BAGHDAD — Attacks across Iraq including a suicide bombing at a Sunni funeral killed at least 36 on Wednesday, authorities said, while police found 13 bodies at two different locations with gunshot wounds to their heads.
Bodies were frequently found dumped during the height of Iraq's sectarian violence in 2006 and 2007, when the country was at the edge of civil war. Although monthly deaths tolls are still significantly lower than they were then, a seven-month spike of violence that shows little sign of abating has raised fears that widespread killing may be rekindled.
Eight of the corpses were found dumped in farmland in the Sunni-dominated Arab Jabour district, a police officer said. All of the dead, men believed to be between the ages of 25 to 35, suffered gunshot to their heads, he said.
Arab Jabour, a former insurgent stronghold, is located about 25 kilometers (15 miles) south of Baghdad.
Authorities found another five corpses in a vacant lot in a residential area of the capital's predominantly Shiite northwestern Shula neighborhood, the officer said.
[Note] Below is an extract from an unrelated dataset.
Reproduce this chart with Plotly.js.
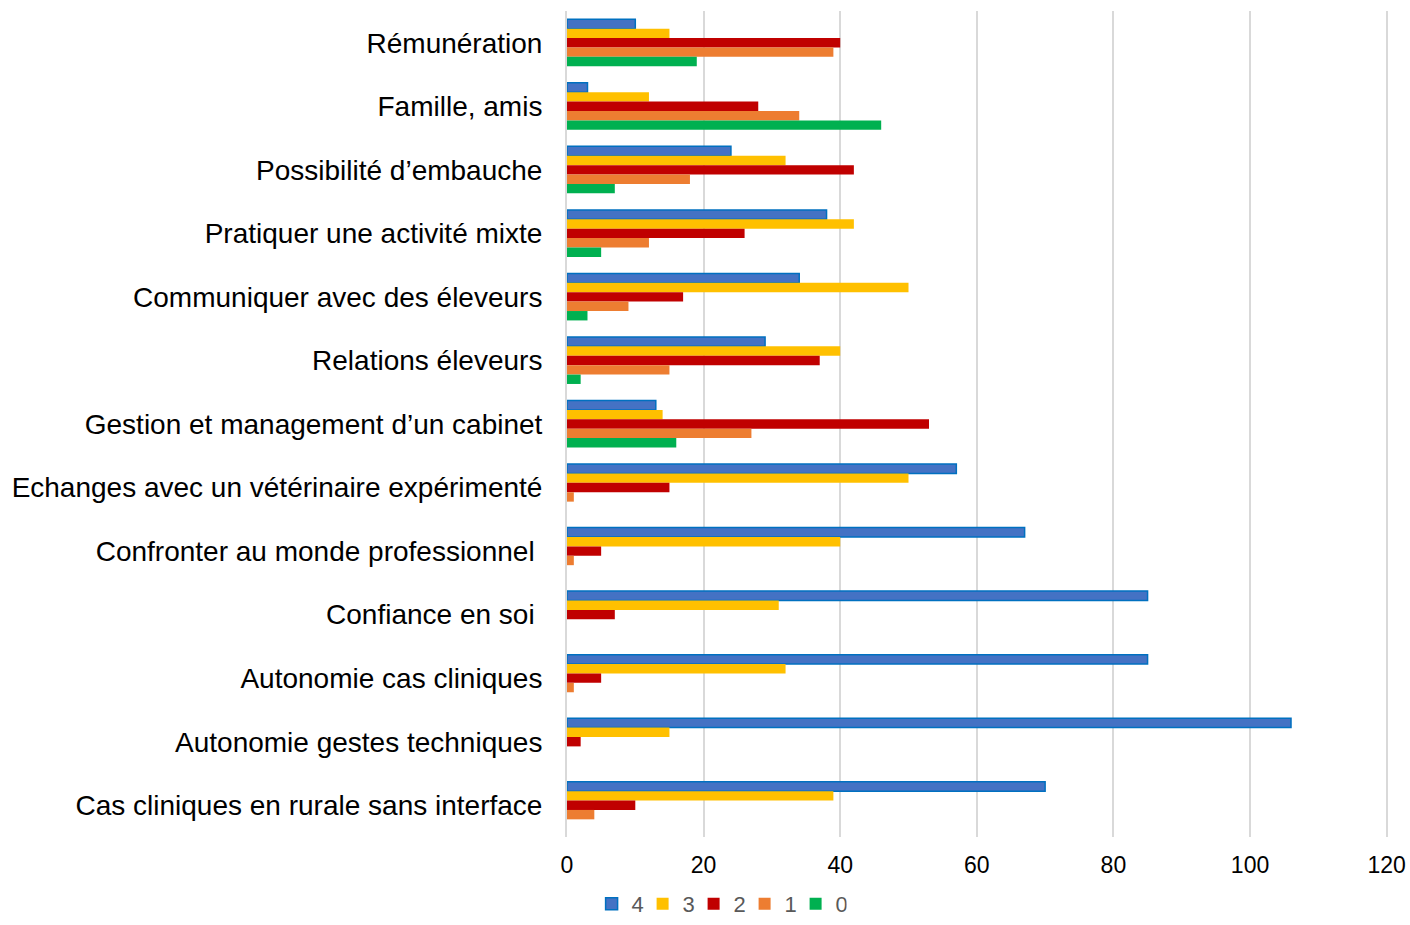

The slain men, all in their 30s, had their hands and legs tied and suffered gunshots in heads and chests, he said. Officers found no identification on the corpses.
In 2006 and 2007, both Shiite and Sunni death squads roamed the streets and raided homes to round up people. Authorities later found the victims' corpses, often mutilated.
Shortly after sunset, 11 mourners were killed and 25 others were wounded when a suicide bomber set off his explosive belt inside a tent where the Sunni funeral was being held in Baghdad's western suburbs of Abu Ghraib, said local police and hospital officials.
The other attacks ranged from a home invasion to a drive-by shooting to a complex assault on a police station involving a suicide bomber, a mortar strike, and a team of gunmen.